Red-hot market demand for IT skills masks enormous underlying pressures to deliver business value.
Written by Joe McKendrick, Contributing Writer

Yes, demand for IT skills is red hot -- companies need all the tech talent they can find to carry forward strategies based on ciphering Big Data, and achieving the nimbleness required to quickly build or dis-assemble business lines to meet ever-shifting market demands.  However...

In a recent commentary, Shawn Edmondson, VP of product strategy at rPath, explains why he feels the typical IT job isn't as stable as it may appear to be.

 As Edmondson puts it: the more robust "macroeconomic view hides an important microeconomic truth for IT professionals today: Despite the stability of the IT job market, there is nothing particularly stable about the role. In fact, it’s a role that’s very much in flux."

IT professionals are under considerable pressure to deliver more value to the business, versus being good at coding and testing and deploying and integrating.  "Outsourcing, automation and, most recently, cloud computing have forced IT pros to move 'up the stack' to deliver differentiated value to business," Edmondson observes.

IT jobs are being shaped by three converging trends:

  1. IT is increasingly entwined with how companies create and sustain value and business advantage.
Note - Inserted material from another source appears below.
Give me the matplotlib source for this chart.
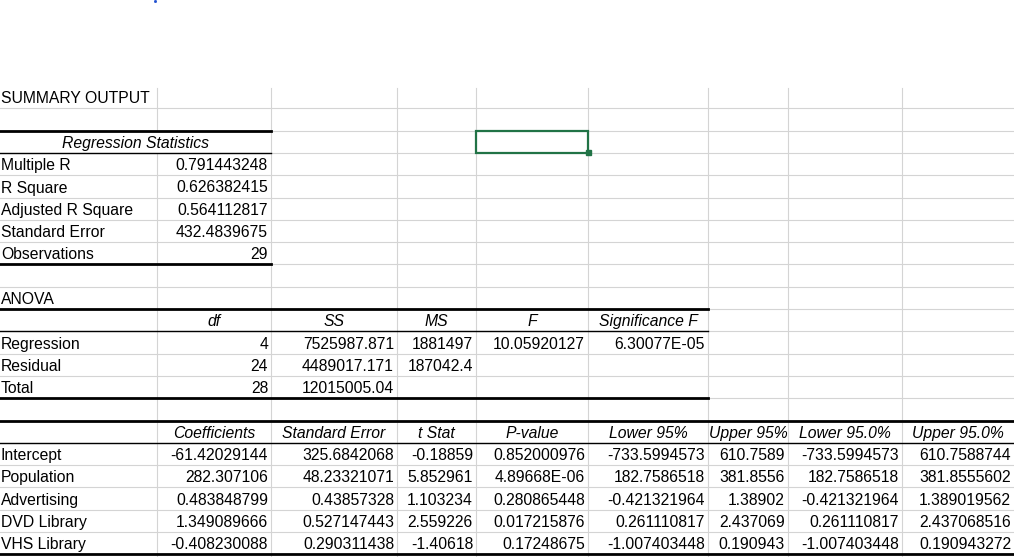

This elevates the role of IT within organizations. "IT has shifted from a tactical necessity for keeping the lights on to a strategic weapon for seizing opportunity through Web, mobile and social commerce, and brand engagement." 
  2. Consumers of IT services now have choice. IT is not only expected to understand the business, but is instilling business value into its own operations as well. "Corporate IT used to be your cable company; they made you wait and there was little you could do about it. Today, Amazon, Salesforce.com and others are just clicks away."
  3. Automation, abstraction and self-service drive IT projects.  These all "point to a certain creative destruction of traditional IT roles," Edmondson points out. It begs the question: "Is this like designing yourself out of a job?" The answer is no, he adds. "It’s just the opposite. It makes you a leader in redefining how IT delivers value."

IT is now being asked to step up and take leadership roles in organizations, Edmondson says. "IT continues to deliver value by automating away the infrastructure and underlying complexity that has traditionally stood in the way of application value. By doing so, it delivers the speed and agility business lines need to make IT a true strategic weapon. As participants in this transformation, IT professionals must decide whether they want to be a catalyst or a casualty -- among the disruptors or the disrupted."

Of course, pity the plight of the chief information officer, who, as Chris Skinner artfully points out, has an average job tenure of four years. He describes the flow of those four years:

  • Year 1: "Trying to find ways to fix the crap their predecessor was challenged with or put in place."
  • Year 2: "Choosing new solutions and planning the implementation of change."
  • Year 3: "Struggling to make the change and finding your peers and colleagues asking questions about what you are doing."
  • Year 4: "Being found out over-promising and under-delivering and getting the call from the CEO to think about leave while you look for a new role."